**EXERCISE INSTRUCTIONS:**
Copy exactly the lines from the one containing "Rebuild this chart" through the one containing "years = [str(y) for y in range(2000, 2019)]", both included, and leave out any pictures.

-------------------------

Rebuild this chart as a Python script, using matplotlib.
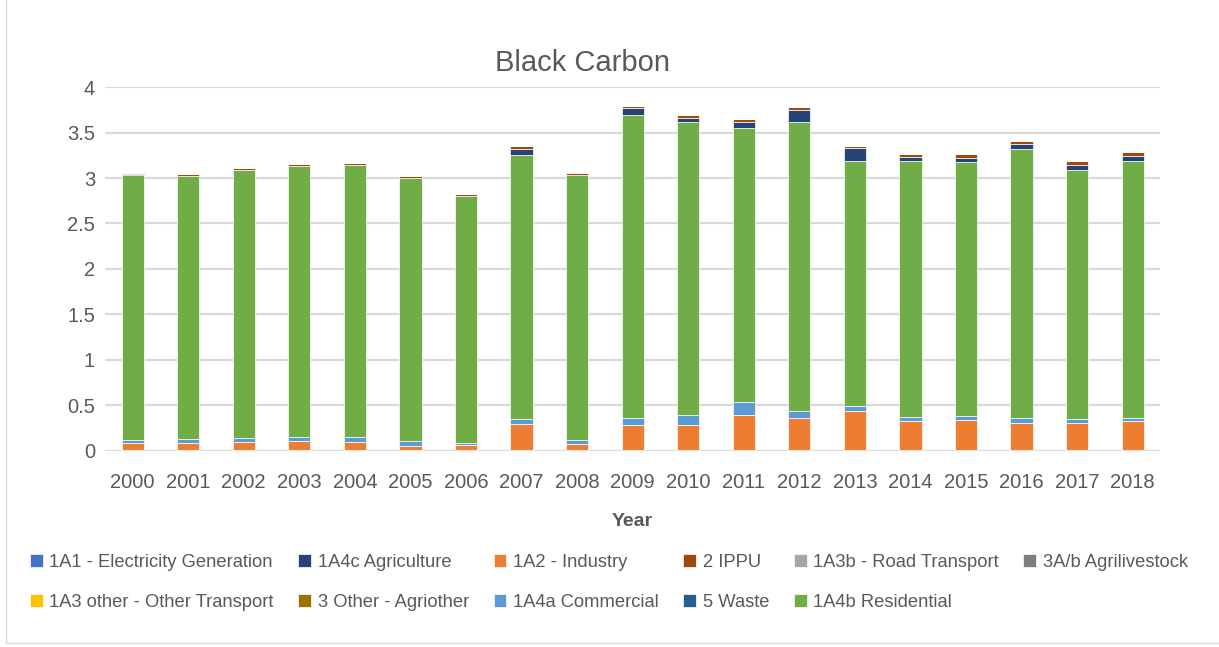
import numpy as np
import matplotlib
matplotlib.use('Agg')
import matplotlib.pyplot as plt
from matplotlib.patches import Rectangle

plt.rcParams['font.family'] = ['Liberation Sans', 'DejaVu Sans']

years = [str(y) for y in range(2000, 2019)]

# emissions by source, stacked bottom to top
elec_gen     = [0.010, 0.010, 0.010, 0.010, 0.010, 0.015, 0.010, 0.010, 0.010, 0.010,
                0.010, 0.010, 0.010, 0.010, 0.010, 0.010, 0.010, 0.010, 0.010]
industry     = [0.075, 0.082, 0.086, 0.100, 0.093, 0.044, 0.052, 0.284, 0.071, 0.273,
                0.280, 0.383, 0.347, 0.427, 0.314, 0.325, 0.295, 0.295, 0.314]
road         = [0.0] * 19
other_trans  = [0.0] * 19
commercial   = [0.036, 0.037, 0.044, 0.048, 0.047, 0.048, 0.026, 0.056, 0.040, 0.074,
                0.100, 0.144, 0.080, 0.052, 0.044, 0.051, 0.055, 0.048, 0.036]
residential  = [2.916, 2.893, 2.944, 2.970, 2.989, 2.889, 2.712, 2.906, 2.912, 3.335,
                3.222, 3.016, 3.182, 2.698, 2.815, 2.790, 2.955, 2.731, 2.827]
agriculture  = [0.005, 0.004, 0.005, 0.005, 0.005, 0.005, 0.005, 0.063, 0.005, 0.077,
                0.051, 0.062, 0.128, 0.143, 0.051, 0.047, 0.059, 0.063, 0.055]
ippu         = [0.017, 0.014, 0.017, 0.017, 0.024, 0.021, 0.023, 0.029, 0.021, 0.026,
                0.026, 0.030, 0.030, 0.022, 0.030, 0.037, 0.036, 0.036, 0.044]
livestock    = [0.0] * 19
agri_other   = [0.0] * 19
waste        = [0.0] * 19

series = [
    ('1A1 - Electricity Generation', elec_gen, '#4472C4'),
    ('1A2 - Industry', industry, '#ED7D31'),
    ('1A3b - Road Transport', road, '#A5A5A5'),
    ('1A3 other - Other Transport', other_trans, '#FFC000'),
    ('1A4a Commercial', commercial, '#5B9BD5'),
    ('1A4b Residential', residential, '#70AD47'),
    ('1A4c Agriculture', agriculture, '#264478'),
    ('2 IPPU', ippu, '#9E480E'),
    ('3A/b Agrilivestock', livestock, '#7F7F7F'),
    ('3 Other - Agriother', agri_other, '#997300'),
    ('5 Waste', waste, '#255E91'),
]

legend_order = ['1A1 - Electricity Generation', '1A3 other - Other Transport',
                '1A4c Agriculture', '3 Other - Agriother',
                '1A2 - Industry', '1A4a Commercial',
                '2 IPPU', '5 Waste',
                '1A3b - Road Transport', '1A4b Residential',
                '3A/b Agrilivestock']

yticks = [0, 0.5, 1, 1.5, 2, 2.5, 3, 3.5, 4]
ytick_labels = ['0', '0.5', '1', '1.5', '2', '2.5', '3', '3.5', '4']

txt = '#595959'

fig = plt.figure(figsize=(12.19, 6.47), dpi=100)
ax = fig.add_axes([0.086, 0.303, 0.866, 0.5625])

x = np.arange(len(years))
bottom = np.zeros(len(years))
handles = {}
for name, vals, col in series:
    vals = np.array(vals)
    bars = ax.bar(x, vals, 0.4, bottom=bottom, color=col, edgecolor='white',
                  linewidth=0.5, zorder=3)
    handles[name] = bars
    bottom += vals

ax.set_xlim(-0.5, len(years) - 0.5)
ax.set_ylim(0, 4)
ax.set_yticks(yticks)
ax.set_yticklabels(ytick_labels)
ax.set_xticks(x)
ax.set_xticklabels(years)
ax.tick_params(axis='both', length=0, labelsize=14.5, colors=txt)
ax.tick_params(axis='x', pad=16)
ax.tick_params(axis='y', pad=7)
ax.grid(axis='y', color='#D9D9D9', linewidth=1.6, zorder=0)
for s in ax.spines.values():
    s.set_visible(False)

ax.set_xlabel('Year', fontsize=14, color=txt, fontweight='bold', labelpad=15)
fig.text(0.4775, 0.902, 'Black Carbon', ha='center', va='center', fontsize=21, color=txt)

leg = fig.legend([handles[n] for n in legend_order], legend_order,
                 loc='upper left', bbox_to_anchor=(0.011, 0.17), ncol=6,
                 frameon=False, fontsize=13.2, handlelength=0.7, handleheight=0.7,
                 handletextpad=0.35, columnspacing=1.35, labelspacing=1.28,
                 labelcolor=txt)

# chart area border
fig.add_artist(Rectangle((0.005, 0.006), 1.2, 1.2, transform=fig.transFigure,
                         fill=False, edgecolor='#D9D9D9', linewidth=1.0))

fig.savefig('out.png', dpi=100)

-------------------------

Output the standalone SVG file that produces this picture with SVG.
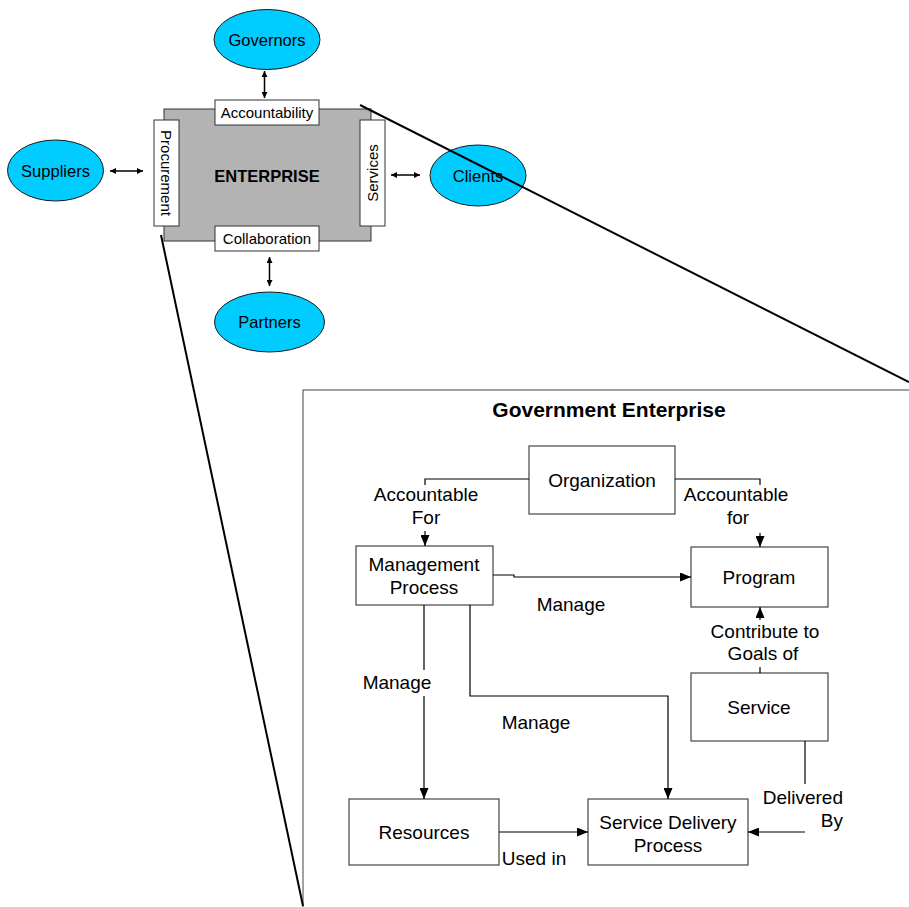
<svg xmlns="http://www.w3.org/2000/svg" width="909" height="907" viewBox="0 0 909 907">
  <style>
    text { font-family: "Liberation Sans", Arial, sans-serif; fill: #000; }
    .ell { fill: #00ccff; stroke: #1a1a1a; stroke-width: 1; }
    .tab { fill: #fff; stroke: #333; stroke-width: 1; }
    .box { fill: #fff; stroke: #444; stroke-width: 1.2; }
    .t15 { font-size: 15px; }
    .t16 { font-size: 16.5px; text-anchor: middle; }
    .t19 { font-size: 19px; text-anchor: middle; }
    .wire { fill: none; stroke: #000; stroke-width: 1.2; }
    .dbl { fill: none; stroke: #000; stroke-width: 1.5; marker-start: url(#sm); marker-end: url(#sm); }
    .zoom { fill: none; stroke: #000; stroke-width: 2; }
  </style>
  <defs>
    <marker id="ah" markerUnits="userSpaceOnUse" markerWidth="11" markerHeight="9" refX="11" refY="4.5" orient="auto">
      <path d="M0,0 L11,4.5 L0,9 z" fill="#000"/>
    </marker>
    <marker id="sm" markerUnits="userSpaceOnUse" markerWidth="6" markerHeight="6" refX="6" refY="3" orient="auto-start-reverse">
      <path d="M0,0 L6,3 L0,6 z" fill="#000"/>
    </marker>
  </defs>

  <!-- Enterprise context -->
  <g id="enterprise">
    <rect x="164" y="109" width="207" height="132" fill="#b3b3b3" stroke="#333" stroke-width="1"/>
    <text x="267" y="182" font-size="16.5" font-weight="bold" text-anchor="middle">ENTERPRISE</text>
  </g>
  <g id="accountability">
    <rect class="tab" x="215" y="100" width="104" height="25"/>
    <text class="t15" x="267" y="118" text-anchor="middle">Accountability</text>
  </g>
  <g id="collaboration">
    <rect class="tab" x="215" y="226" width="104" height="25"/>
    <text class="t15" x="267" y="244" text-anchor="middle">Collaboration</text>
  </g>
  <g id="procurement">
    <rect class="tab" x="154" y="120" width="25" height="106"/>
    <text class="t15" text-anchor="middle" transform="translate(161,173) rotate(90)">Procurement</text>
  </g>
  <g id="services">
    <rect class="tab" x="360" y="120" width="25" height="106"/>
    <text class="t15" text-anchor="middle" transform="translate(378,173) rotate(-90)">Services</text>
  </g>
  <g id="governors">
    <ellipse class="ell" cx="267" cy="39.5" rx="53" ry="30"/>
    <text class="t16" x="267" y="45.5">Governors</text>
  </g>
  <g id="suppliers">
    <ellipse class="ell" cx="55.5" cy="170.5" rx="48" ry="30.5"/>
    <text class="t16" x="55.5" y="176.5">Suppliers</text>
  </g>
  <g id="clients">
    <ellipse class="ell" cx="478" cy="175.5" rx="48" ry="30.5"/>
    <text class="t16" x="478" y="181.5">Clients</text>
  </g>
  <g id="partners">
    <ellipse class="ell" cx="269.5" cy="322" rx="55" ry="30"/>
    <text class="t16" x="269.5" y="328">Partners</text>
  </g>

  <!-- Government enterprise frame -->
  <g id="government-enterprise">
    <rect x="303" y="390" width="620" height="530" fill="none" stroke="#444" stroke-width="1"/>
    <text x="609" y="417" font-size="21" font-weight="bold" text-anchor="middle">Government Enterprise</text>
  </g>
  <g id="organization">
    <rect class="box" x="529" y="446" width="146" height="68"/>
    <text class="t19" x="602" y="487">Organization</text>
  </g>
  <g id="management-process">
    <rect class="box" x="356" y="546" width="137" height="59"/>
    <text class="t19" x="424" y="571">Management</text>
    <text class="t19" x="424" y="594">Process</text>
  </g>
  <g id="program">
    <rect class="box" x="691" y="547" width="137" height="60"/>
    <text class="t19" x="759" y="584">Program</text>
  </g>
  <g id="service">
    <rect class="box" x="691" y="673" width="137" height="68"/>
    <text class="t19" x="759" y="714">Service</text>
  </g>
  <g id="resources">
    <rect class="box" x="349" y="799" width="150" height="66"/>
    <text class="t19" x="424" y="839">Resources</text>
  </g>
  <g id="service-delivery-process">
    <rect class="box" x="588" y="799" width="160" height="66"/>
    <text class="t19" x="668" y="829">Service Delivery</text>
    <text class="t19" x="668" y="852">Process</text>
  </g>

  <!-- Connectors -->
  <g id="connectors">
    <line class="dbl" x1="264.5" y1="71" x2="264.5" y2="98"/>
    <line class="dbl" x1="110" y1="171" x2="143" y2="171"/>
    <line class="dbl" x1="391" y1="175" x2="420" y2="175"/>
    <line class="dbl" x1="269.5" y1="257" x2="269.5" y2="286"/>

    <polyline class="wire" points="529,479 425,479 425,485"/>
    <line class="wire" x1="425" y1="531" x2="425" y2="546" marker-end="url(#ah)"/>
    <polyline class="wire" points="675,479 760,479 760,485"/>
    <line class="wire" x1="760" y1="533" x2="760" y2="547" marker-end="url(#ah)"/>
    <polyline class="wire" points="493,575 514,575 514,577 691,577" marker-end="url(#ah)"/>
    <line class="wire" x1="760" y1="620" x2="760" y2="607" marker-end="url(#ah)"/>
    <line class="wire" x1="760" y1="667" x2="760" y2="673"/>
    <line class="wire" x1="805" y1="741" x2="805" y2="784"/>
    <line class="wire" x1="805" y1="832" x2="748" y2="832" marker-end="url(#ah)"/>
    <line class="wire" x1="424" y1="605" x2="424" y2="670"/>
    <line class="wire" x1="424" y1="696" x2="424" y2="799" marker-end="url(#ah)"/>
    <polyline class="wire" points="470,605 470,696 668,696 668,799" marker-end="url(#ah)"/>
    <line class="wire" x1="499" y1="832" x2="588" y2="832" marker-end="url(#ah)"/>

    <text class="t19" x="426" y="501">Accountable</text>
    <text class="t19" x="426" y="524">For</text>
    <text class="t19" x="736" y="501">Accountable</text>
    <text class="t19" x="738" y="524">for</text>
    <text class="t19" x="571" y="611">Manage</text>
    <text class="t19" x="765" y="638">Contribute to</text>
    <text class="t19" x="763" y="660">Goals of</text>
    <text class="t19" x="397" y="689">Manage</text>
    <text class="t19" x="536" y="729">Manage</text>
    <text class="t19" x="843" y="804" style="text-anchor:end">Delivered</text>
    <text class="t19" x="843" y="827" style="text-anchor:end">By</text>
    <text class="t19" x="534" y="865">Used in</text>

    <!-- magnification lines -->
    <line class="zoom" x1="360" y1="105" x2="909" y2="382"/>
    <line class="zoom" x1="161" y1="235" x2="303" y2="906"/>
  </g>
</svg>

-------------------------

**RESPONSE TO THE TASK:**
Rebuild this chart as a Python script, using matplotlib.
import numpy as np
import matplotlib
matplotlib.use('Agg')
import matplotlib.pyplot as plt
from matplotlib.patches import Rectangle

plt.rcParams['font.family'] = ['Liberation Sans', 'DejaVu Sans']

years = [str(y) for y in range(2000, 2019)]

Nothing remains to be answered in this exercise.